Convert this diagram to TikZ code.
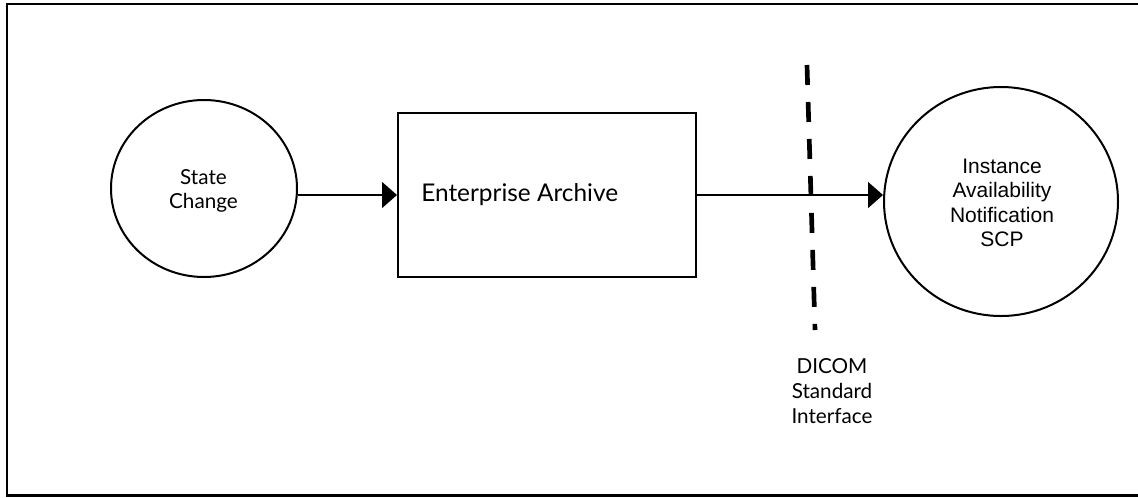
\documentclass[tikz,border=0pt]{standalone}
\usepackage{fontspec}
\newfontfamily\gefont{Lato}
\newfontfamily\arialfont{Liberation Sans}
\usetikzlibrary{arrows.meta,shapes.geometric}
\tikzset{
  ln/.style={line width=1.5pt},
  flow/.style={line width=1.1pt,-{Triangle[length=11.25pt,width=19.5pt]}},
  gtext/.style={font=\gefont\fontsize{15.5pt}{18pt}\selectfont,align=center,inner sep=0pt},
}
\begin{document}
\begin{tikzpicture}[x=0.75pt,y=-0.75pt]
\useasboundingbox (0,0) rectangle (1138,497);
% outer frame
\draw[line width=2.2pt] (1145,4) -- (7,4) -- (7,495.5) -- (1145,495.5);
% nodes
\node[ellipse,draw,ln,minimum width=139.5pt,minimum height=132.75pt,inner sep=0pt] (state) at (204,188.5) {};
\node[gtext] (statetxt) at (203.5,191) {State\\Change};
\node[rectangle,draw,ln,minimum width=223.5pt,minimum height=123pt,inner sep=0pt] (box) at (547,195) {};
\node[anchor=base west,inner sep=0pt,font=\gefont\fontsize{18.3pt}{22pt}\selectfont] (boxtxt) at (421,201) {Enterprise Archive};
\node[ellipse,draw,ln,minimum width=175.5pt,minimum height=171.75pt,inner sep=0pt] (ian) at (1001,201.5) {};
\node[inner sep=0pt,align=center,font=\arialfont\fontsize{15.75pt}{18.4pt}\selectfont] (iantxt) at (1002,203) {Instance\\Availability\\Notification\\SCP};
% interface boundary
\coordinate (dtop) at (807,65);
\coordinate (dbot) at (815,330);
\draw[line width=3.5pt,dash pattern=on 15pt off 12.75pt] (dtop) -- (dbot);
\node[gtext,font=\gefont\fontsize{15.5pt}{18.75pt}\selectfont] (dicom) at (832,391) {DICOM\\Standard\\Interface};
% connectors
\draw[flow] (state.east |- box.west) -- (box.west);
\draw[flow] (box.east) -- (ian.west |- box.east);
\end{tikzpicture}
\end{document}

# Written instruction
From the listing, extract all text exactly as given and drop any picture.

# Solution
Convert this diagram to TikZ code.
\documentclass[tikz,border=0pt]{standalone}
\usepackage{fontspec}
\newfontfamily\gefont{Lato}
\newfontfamily\arialfont{Liberation Sans}
\usetikzlibrary{arrows.meta,shapes.geometric}
\tikzset{
  ln/.style={line width=1.5pt},
  flow/.style={line width=1.1pt,-{Triangle[length=11.25pt,width=19.5pt]}},
  gtext/.style={font=\gefont\fontsize{15.5pt}{18pt}\selectfont,align=center,inner sep=0pt},
}
\begin{document}
\begin{tikzpicture}[x=0.75pt,y=-0.75pt]
\useasboundingbox (0,0) rectangle (1138,497);
% outer frame
\draw[line width=2.2pt] (1145,4) -- (7,4) -- (7,495.5) -- (1145,495.5);
% nodes
\node[ellipse,draw,ln,minimum width=139.5pt,minimum height=132.75pt,inner sep=0pt] (state) at (204,188.5) {};
\node[gtext] (statetxt) at (203.5,191) {State\\Change};
\node[rectangle,draw,ln,minimum width=223.5pt,minimum height=123pt,inner sep=0pt] (box) at (547,195) {};
\node[anchor=base west,inner sep=0pt,font=\gefont\fontsize{18.3pt}{22pt}\selectfont] (boxtxt) at (421,201) {Enterprise Archive};
\node[ellipse,draw,ln,minimum width=175.5pt,minimum height=171.75pt,inner sep=0pt] (ian) at (1001,201.5) {};
\node[inner sep=0pt,align=center,font=\arialfont\fontsize{15.75pt}{18.4pt}\selectfont] (iantxt) at (1002,203) {Instance\\Availability\\Notification\\SCP};
% interface boundary
\coordinate (dtop) at (807,65);
\coordinate (dbot) at (815,330);
\draw[line width=3.5pt,dash pattern=on 15pt off 12.75pt] (dtop) -- (dbot);
\node[gtext,font=\gefont\fontsize{15.5pt}{18.75pt}\selectfont] (dicom) at (832,391) {DICOM\\Standard\\Interface};
% connectors
\draw[flow] (state.east |- box.west) -- (box.west);
\draw[flow] (box.east) -- (ian.west |- box.east);
\end{tikzpicture}
\end{document}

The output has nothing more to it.